See, it's like this. I can't have things delivered to my apartment. It's impossible. So when I order things on the internet, I have them shipped elsewheres. When I worked in the office I just had them sent there, but alas, no more. I do now have an office job again, but I'm only there half the day, and besides, I just started. Bad form. So when I decided to buy a laptop from newegg, I told them to ship it to my fiance's workplace. He orders things from them all the time, and has the same billing address as me, and has them shipped to his office. So I figured, no problem, right?
Wrong. What I'd gotten an inkling of, but didn't realize until now, is that newegg are a bunch of "security" nazis. "Security" goes in quotes because while they make it look like they're protecting you, they're actually only protecting themselves against anyone being able to accuse them of not being secure. Just like the airport.
So two hours after I place my order, I get this email from them saying there's a problem. I do some poking, and realize that the "problem" is that the shipping address that I've given them isn't on file with my credit card. Well no duh. Credit cards don't keep shipping addresses on file. My billing address, email, and cell matched perfectly, but they don't care. I sent them an email trying to explain that I can't ship to my house and that I don't know what the hell they're talking about, having a shipping address on file with the credit card.

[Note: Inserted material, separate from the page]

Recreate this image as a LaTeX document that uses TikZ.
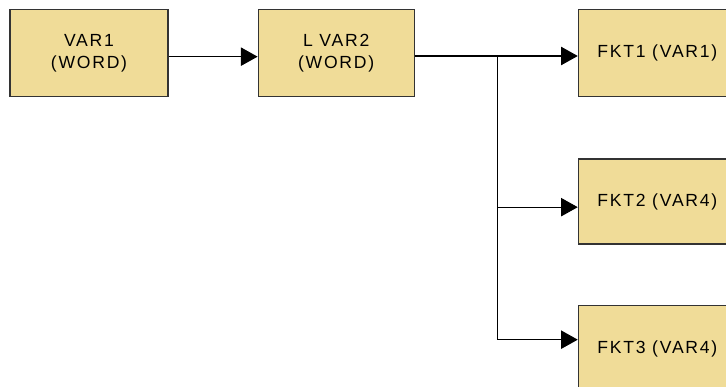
\documentclass[tikz,border=0pt]{standalone}
\usepackage{fontspec}
\setmainfont{Liberation Sans}[LetterSpace=10]
\usetikzlibrary{arrows.meta, positioning, calc}

\definecolor{boxfill}{RGB}{240,220,152}

\begin{document}
\begin{tikzpicture}[every node/.style={font=\fontsize{15}{18.7}\selectfont},
    blk/.style={draw=black!80, line width=1pt, fill=boxfill, align=center, inner sep=0pt,
      minimum width=4.74cm, minimum height=2.61cm},
    arr/.style={line width=0.9pt, -{Triangle[length=0.5cm, width=0.55cm]}}]
        \useasboundingbox (0,0) rectangle (21.78,-11.61);
        \node[blk] (v1) at (2.67,-1.6) {VAR1\\(WORD)};
        \node[blk, minimum width=4.68cm, right=2.67cm of v1] (v2) {L VAR2\\(WORD)};
        \node[blk, right=4.89cm of v2] (f1) {FKT1 (VAR1)};
        \node[blk, minimum height=2.55cm, below=1.83cm of f1] (f2) {FKT2 (VAR4)};
        \node[blk, below=1.8cm of f2] (f3) {FKT3 (VAR4)};
        \coordinate (br) at ($([yshift=-0.08cm]v2.east)!0.51!([yshift=-0.08cm]f1.west)$);
        \draw[arr] ([yshift=-0.1cm]v1.east) -- ([yshift=-0.1cm]v2.west);
        \draw[arr] ([yshift=-0.08cm]v2.east) -- ([yshift=-0.08cm]f1.west);
        \draw[arr] (br) |- ([yshift=-0.17cm]f2.west);
        \draw[arr] (br) |- ([yshift=0.27cm]f3.west);
      \end{tikzpicture}
\end{document}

They responded, telling me that, what if someone had stolen my billing statement? Then they could have items shipped wherever, using my credit card! Well, sure. But a), it's me placing the order, not some credit card thief. b) the billing statement doesn't have the whole credit card number, or the security code on the back or the 800 number listed on the back, all of which is information required during checkout. c) the billing statement doesn't have my email address on it, which is indeed on file with my credit card and which I've been writing them from. d) the billing statement doesn't have my cell number on it, which is on file with my credit card and which I provided to newegg (and which they haven't bothered trying to call, those gurus of security).

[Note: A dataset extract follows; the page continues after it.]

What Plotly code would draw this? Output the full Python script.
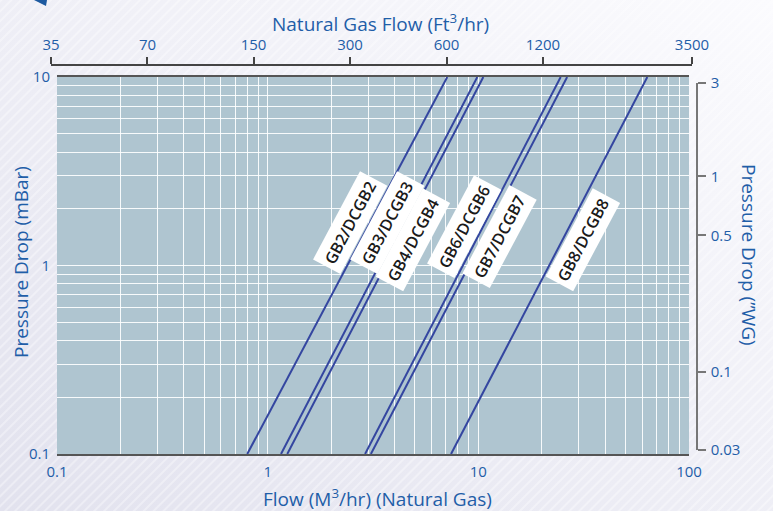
import base64
import numpy as np
import plotly.graph_objects as go

# ---------------- data ----------------
models = ['GB2/DCGB2', 'GB3/DCGB3', 'GB4/DCGB4', 'GB6/DCGB6', 'GB7/DCGB7', 'GB8/DCGB8']
pressure_ends = [0.1, 10]                      # mBar at each end of the curves
flow_at_low = [0.80, 1.157, 1.239, 2.90, 3.09, 7.42]     # M3/hr at 0.1 mBar
flow_at_high = [7.12, 9.89, 10.56, 24.6, 26.4, 63.4]     # M3/hr at 10 mBar
label_flow = [2.46, 3.69, 4.90, 8.55, 12.67, 31.4]
label_pressure = [1.68, 1.68, 1.36, 1.60, 1.43, 1.36]

x_ticks = [0.1, 1, 10, 100]
x_tick_text = ['0.1', '1', '10', '100']
y_ticks = [0.1, 1, 10]
y_tick_text = ['0.1', '1', '10']
top_ticks = [35, 70, 150, 300, 600, 1200, 3500]
top_tick_text = ['35', '70', '150', '300', '600', '1200', '3500']
right_ticks = [3, 1, 0.5, 0.1, 0.04]
right_tick_text = ['3', '1', '0.5', '0.1', '0.03']

# ---------------- style ----------------
W, H = 773, 511
ML, MR, MT, MB = 51, 76, 65, 57
PW, PH = W - ML - MR, H - MT - MB
BLUE = '#1f5ea8'
LINE = '#3446a0'
FONT = 'Open Sans'
GRID = 'rgba(255,255,255,0.9)'

def px(x):
    return (x - ML) / PW

def py(y):
    return (H - MB - y) / PH

minor_x = [k * 10.0 ** d for d in (-1, 0, 1) for k in range(2, 10)]
minor_y = [k * 10.0 ** d for d in (-1, 0) for k in range(2, 10)]

fig = go.Figure()
for name, lo, hi in zip(models, flow_at_low, flow_at_high):
    fig.add_trace(go.Scatter(x=[lo, hi], y=pressure_ends, mode='lines', name=name,
                             line=dict(color=LINE, width=2), showlegend=False,
                             hoverinfo='skip'))

# helper trace so the secondary (top / right) axes get drawn
fig.add_trace(go.Scatter(x=[35, 3500], y=[0.04, 3], xaxis='x2', yaxis='y2', mode='markers',
                         marker=dict(opacity=0), showlegend=False, hoverinfo='skip'))

for name, fx, fy in zip(models, label_flow, label_pressure):
    fig.add_annotation(x=np.log10(fx), y=np.log10(fy), xref='x', yref='y', text=name,
                       showarrow=False, textangle=-62, bgcolor='white', borderpad=4,
                       xanchor='center', yanchor='middle',
                       font=dict(family=FONT, size=16, color='#1a1a1a', weight=600))

tick_font = dict(family=FONT, size=15, color=BLUE)
title_font = dict(family=FONT, size=19, color=BLUE)

fig.update_layout(
    width=W, height=H,
    margin=dict(l=ML, r=MR, t=MT, b=MB, pad=0, autoexpand=False),
    paper_bgcolor='#eeeef5',
    plot_bgcolor='rgba(0,0,0,0)',
    xaxis=dict(type='log', range=[-1, 2], domain=[px(57), px(689)], automargin=False,
               tickmode='array', tickvals=x_ticks, ticktext=x_tick_text,
               showgrid=True, gridcolor=GRID, gridwidth=1.3,
               minor=dict(tickmode='array', tickvals=minor_x, showgrid=True,
                          gridcolor=GRID, gridwidth=1.2),
               showline=True, linecolor='#555555', linewidth=2, mirror=True,
               ticks='', tickfont=tick_font, ticklabelstandoff=3, zeroline=False),
    yaxis=dict(type='log', range=[-1, 1], domain=[0, py(77)], automargin=False,
               tickmode='array', tickvals=y_ticks, ticktext=y_tick_text,
               showgrid=True, gridcolor=GRID, gridwidth=1.3,
               minor=dict(tickmode='array', tickvals=minor_y, showgrid=True,
                          gridcolor=GRID, gridwidth=1.2),
               showline=False, ticks='', tickfont=tick_font, ticklabelstandoff=6,
               zeroline=False),
    xaxis2=dict(type='log', range=[np.log10(35), np.log10(3500)], domain=[0, px(692)],
                anchor='free', position=1, side='top', automargin=False,
                tickmode='array', tickvals=top_ticks, ticktext=top_tick_text,
                showgrid=False, showline=True, linecolor='#444444', linewidth=1.5,
                ticks='outside', ticklen=7, tickwidth=1.5, tickcolor='#444444',
                tickfont=tick_font, ticklabelstandoff=1, zeroline=False),
    yaxis2=dict(type='log', range=[np.log10(0.04), np.log10(3)], domain=[py(450), py(83)],
                anchor='free', position=1, side='right', automargin=False,
                tickmode='array', tickvals=right_ticks, ticktext=right_tick_text,
                showgrid=False, showline=True, linecolor='#777777', linewidth=1.5,
                ticks='outside', ticklen=8, tickwidth=1.5, tickcolor='#777777',
                tickfont=tick_font, ticklabelstandoff=2, zeroline=False),
)

# page background: soft diagonal gradient with faint stripes
svg = f'''<svg xmlns="http://www.w3.org/2000/svg" width="{W}" height="{H}">
<defs>
<linearGradient id="g" x1="1" y1="0" x2="0" y2="1">
<stop offset="0" stop-color="#fbfbfe"/><stop offset="1" stop-color="#e2e2ee"/>
</linearGradient>
<pattern id="p" width="7" height="7" patternUnits="userSpaceOnUse" patternTransform="rotate(45)">
<rect width="2" height="7" fill="#ffffff" fill-opacity="0.35"/>
</pattern>
</defs>
<rect width="{W}" height="{H}" fill="url(#g)"/>
<rect width="{W}" height="{H}" fill="url(#p)"/>
</svg>'''
fig.add_layout_image(source='data:image/svg+xml;base64,' + base64.b64encode(svg.encode()).decode(),
                     xref='paper', yref='paper', x=px(0), y=py(0), sizex=W / PW, sizey=H / PH,
                     xanchor='left', yanchor='top', sizing='stretch', layer='below')

# plot area background
fig.add_shape(type='rect', xref='x domain', yref='y domain', x0=0, x1=1, y0=0, y1=1,
              fillcolor='#afc5d0', line=dict(width=0), layer='below')

# titles
common = dict(xref='paper', yref='paper', showarrow=False, xanchor='center', yanchor='middle',
              font=title_font)
fig.add_annotation(x=px(380), y=py(23), text='Natural Gas Flow (Ft<sup>3</sup>/hr)', **common)
fig.add_annotation(x=px(377), y=py(498), text='Flow (M<sup>3</sup>/hr) (Natural Gas)', **common)
fig.add_annotation(x=px(21), y=py(262), text='Pressure Drop (mBar)', textangle=-90, **common)
fig.add_annotation(x=px(749), y=py(255), text='Pressure Drop (\u201dWG)', textangle=90, **common)

# decorative logo corner
fig.add_shape(type='path', xref='paper', yref='paper',
              path=f'M {px(34)} {py(0)} L {px(47)} {py(0)} L {px(46)} {py(6)} Z',
              fillcolor='#1d5aa0', line=dict(width=0))

fig.write_html('out.html', config={'displayModeBar': False},
               post_script="document.body.style.margin='0';")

So apparently they're under the impression that the most logical answer to my order is that someone stole my billing statement, credit card, cell phone, and gmail password? You know, that would be a hell of a lot of work for the POS $400 laptop that I'm trying to buy. If you were gonna do all that, don't you think you'd at least go for an average priced laptop, instead of the absolute cheapest one they sell? Ooh, ooohh, maybe I'm actually AN IDENTITY STEALING ALIEN! Yeah, that's it! I've even stolen Melissa's flesh, so that an in person meeting wouldn't prove anything! I really want to tell them to put down the conspiracy theorist magazines for a goddamn minute and think. But apparently that's not an option.
I'm really bummed. I was just trying to get a little computer so that I can write while I'm at the studio without lugging my PowerBook around. It shouldn't be this difficult, and with most online purchases it isn't. I'll have to see if I can find the same computer elsewhere. Newegg, when you act like this, the terrorists win.